Nation ramps up ultra-deep gas development
Domestic AI solutions help unlock reserves buried 4,500 m underground
By Zheng Xin | CHINA DAILY | Updated: 2026-05-22 09:44
As global energy markets grow increasingly volatile, China is looking deeper underground to insulate its economic engine.
The ability to unlock massive, ultra-deep subterranean reserves is no longer just an engineering triumph, but has become a vital geopolitical shield, allowing the world's second-largest economy to steadily replace vulnerable foreign gas imports with a homegrown "ballast stone" of energy security.
At the heart of this strategic shift is the newly certified Ziyang Dongfeng shale gas field in the Sichuan Basin, China's first ultra-deep shale gas field of this scale.
Operated by State-owned energy giant China Petroleum and Chemical Corp, or Sinopec, the field passed the Ministry of Natural Resources' review on May 13 with proven geological reserves totaling 235.69 billion cubic meters.
Tapping into this immense energy reservoir pushed Chinese exploration into uncharted territory. The gas lies trapped within the Earth's oldest commercially discovered shale layer, formed over 540 million years ago. To extract these resources, engineers had to drill to punishing depths ranging from 4,500 to 5,200 meters, said Sinopec.
Operations at this subterranean level present world-class geological challenges, including complex accumulation mechanisms, thick and difficult-to-drill rock formations, and extreme high-temperature and high-pressure conditions, it said.
By integrating artificial intelligence into geophysical imaging and developing fully proprietary ultra-deep drilling and fracturing systems, domestic engineers successfully cracked these global bottlenecks to turn theoretical reserves into commercially viable yields.
Industry experts emphasize that unlocking these staggering reserves substantially elevates China's domestic natural gas self-sufficiency.
In an era marked by severe geopolitical unpredictability and sharp fluctuations in international oil and gas prices, heavy reliance on imported energy can expose a country to imported inflation and supply disruptions, said Lin Boqiang, head of the China Institute for Studies in Energy Policy at Xiamen University.
Tapping into domestic mega-reserves like Ziyang Dongfeng effectively cushions Chinese industrial supply chains and consumer markets from these external shocks.

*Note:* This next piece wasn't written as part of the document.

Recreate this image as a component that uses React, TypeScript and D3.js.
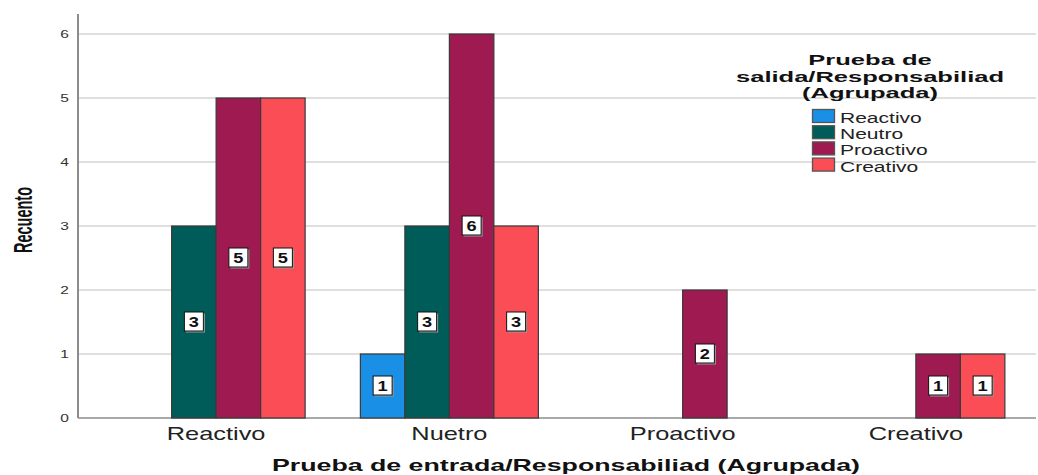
import React from "react";
import * as d3 from "d3";

const categories = ["Reactivo", "Nuetro", "Proactivo", "Creativo"];
const seriesNames = ["Reactivo", "Neutro", "Proactivo", "Creativo"];
const seriesColors = ["#1a8fe6", "#005c58", "#9e1a50", "#fb4d56"];
// counts per series, one value per category
const reactivoValues = [0, 1, 0, 0];
const neutroValues = [3, 3, 0, 0];
const proactivoValues = [5, 6, 2, 1];
const creativoValues = [5, 3, 0, 1];
const seriesValues = [reactivoValues, neutroValues, proactivoValues, creativoValues];
const yTicks = [0, 1, 2, 3, 4, 5, 6];
const xTitle = "Prueba de entrada/Responsabiliad (Agrupada)";
const yTitle = "Recuento";
const legendTitle = ["Prueba de", "salida/Responsabiliad", "(Agrupada)"];

const FONT = "'Liberation Sans', Arial, sans-serif";

export default function App() {
  const W = 1038;
  const H = 475;
  const axisX = 78;
  const plotRight = 1036;
  const y = d3.scaleLinear().domain([0, 6]).range([418, 34]);
  const x0 = d3.scaleBand<string>().domain(categories).range([99.5, 1032.5]).padding(0);
  const groupW = 178;
  const x1 = d3
    .scaleBand<string>()
    .domain(seriesNames)
    .range([-groupW / 2, groupW / 2])
    .padding(0);

  const bars: any[] = [];
  seriesValues.forEach((vals, si) => {
    vals.forEach((v, ci) => {
      if (v <= 0) return;
      const cx = (x0(categories[ci]) as number) + x0.bandwidth() / 2;
      const bx = cx + (x1(seriesNames[si]) as number);
      bars.push({ si, ci, v, bx, bw: x1.bandwidth(), top: y(v), bottom: y(0) });
    });
  });

  return (
    <svg
      width={W}
      height={H}
      style={{ position: "absolute", left: 0, top: 0, background: "#fff" }}
      fontFamily={FONT}
    >
      {/* gridlines */}
      {yTicks.map((t) => (
        <line
          key={"g" + t}
          x1={axisX}
          x2={plotRight}
          y1={y(t)}
          y2={y(t)}
          stroke={t === 0 ? "#8c8c8c" : "#d4d4d4"}
          strokeWidth={t === 0 ? 1.5 : 1.3}
        />
      ))}
      {/* y axis line */}
      <line x1={axisX} x2={axisX} y1={14} y2={y(0)} stroke="#8c8c8c" strokeWidth={2} />
      {/* y tick labels */}
      {yTicks.map((t) => (
        <text
          key={"t" + t}
          transform={`translate(69,${y(t) + 4.2}) scale(1.35,1)`}
          textAnchor="end"
          fontSize={11.5}
          fill="#333"
        >
          {t}
        </text>
      ))}
      {/* y title */}
      <text
        transform={`translate(32,220) scale(1.55,1) rotate(-90)`}
        textAnchor="middle"
        fontSize={16.5}
        fontWeight="bold"
        fill="#111"
        textLength={66}
        lengthAdjust="spacingAndGlyphs"
      >
        {yTitle}
      </text>

      {/* legend title */}
      {legendTitle.map((l, i) => (
        <text
          key={"lt" + i}
          transform={`translate(870,${65.3 + i * 16.3}) scale(1.76,1)`}
          textAnchor="middle"
          fontSize={14.5}
          fontWeight="bold"
          fill="#111"
        >
          {l}
        </text>
      ))}
      {seriesNames.map((s, i) => (
        <g key={"lg" + s}>
          <rect
            x={812.5}
            y={109.5 + i * 16.2}
            width={22}
            height={13}
            fill={seriesColors[i]}
            stroke="#555"
            strokeWidth={1.3}
          />
          <text
            transform={`translate(840,${123 + i * 16.2}) scale(1.45,1)`}
            fontSize={14.5}
            fill="#222"
          >
            {s}
          </text>
        </g>
      ))}

      {/* bars */}
      {bars.map((b) => (
        <rect
          key={`b${b.si}-${b.ci}`}
          x={b.bx}
          y={b.top}
          width={b.bw}
          height={b.bottom - b.top}
          fill={seriesColors[b.si]}
          stroke="#3a3a3a"
          strokeWidth={1.2}
        />
      ))}
      {/* bar labels */}
      {bars.map((b) => {
        const cx = b.bx + b.bw / 2;
        const cy = (b.top + b.bottom) / 2;
        return (
          <g key={`l${b.si}-${b.ci}`}>
            <rect x={cx - 8} y={cy - 8.5} width={19} height={19} fill="#9a9a9a" />
            <rect
              x={cx - 9.5}
              y={cy - 10}
              width={19}
              height={19}
              fill="#fff"
              stroke="#111"
              strokeWidth={1}
            />
            <text
              transform={`translate(${cx},${cy + 5}) scale(1.3,1)`}
              textAnchor="middle"
              fontSize={14}
              fontWeight="bold"
              fill="#111"
            >
              {b.v}
            </text>
          </g>
        );
      })}

      {/* x tick labels */}
      {categories.map((c) => (
        <text
          key={"x" + c}
          transform={`translate(${(x0(c) as number) + x0.bandwidth() / 2},440) scale(1.45,1)`}
          textAnchor="middle"
          fontSize={17.5}
          fill="#222"
        >
          {c}
        </text>
      ))}
      {/* x title */}
      <text
        x={566}
        y={471}
        textAnchor="middle"
        fontSize={17}
        fontWeight="bold"
        fill="#111"
        textLength={588}
        lengthAdjust="spacingAndGlyphs"
      >
        {xTitle}
      </text>
    </svg>
  );
}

By lowering the nation's overall external dependence, the newly proven reserves act as a crucial stabilizing force, ensuring that energy supply remains uninterrupted despite global market turbulence, Lin added.
This achievement strongly aligns with the broader strategic framework outlined by the National Energy Administration.
For decades, China's fundamental resource endowment has been officially characterized by the NEA as being "rich in coal, poor in oil and short of gas". To bridge the domestic supply gap and enhance self-reliance, the NEA has systematically prioritized the exploration of unconventional oil and gas resources.
According to the NEA's ongoing assessments, as homegrown exploration technologies have matured over the past decade, shale gas has emerged as an indispensable pillar for the country's sustainable reserve growth.
Securing massive, stable domestic outputs is considered vital to accelerating China's broader green energy transition while maintaining economic stability, it said.
The NEA has consistently stressed that in the face of increasingly complex global geopolitical dynamics, national energy security must be anchored by robust, autonomous production capabilities.
Overcoming these ultra-deep hurdles provides a replicable technical pathway to expand China's development frontier. Moving forward, the accelerated capacity growth of the Ziyang Dongfeng field will ensure that China retains firm control over its energy destiny, reinforcing the nation's resilience amidst a complex and shifting global landscape, said Sinopec.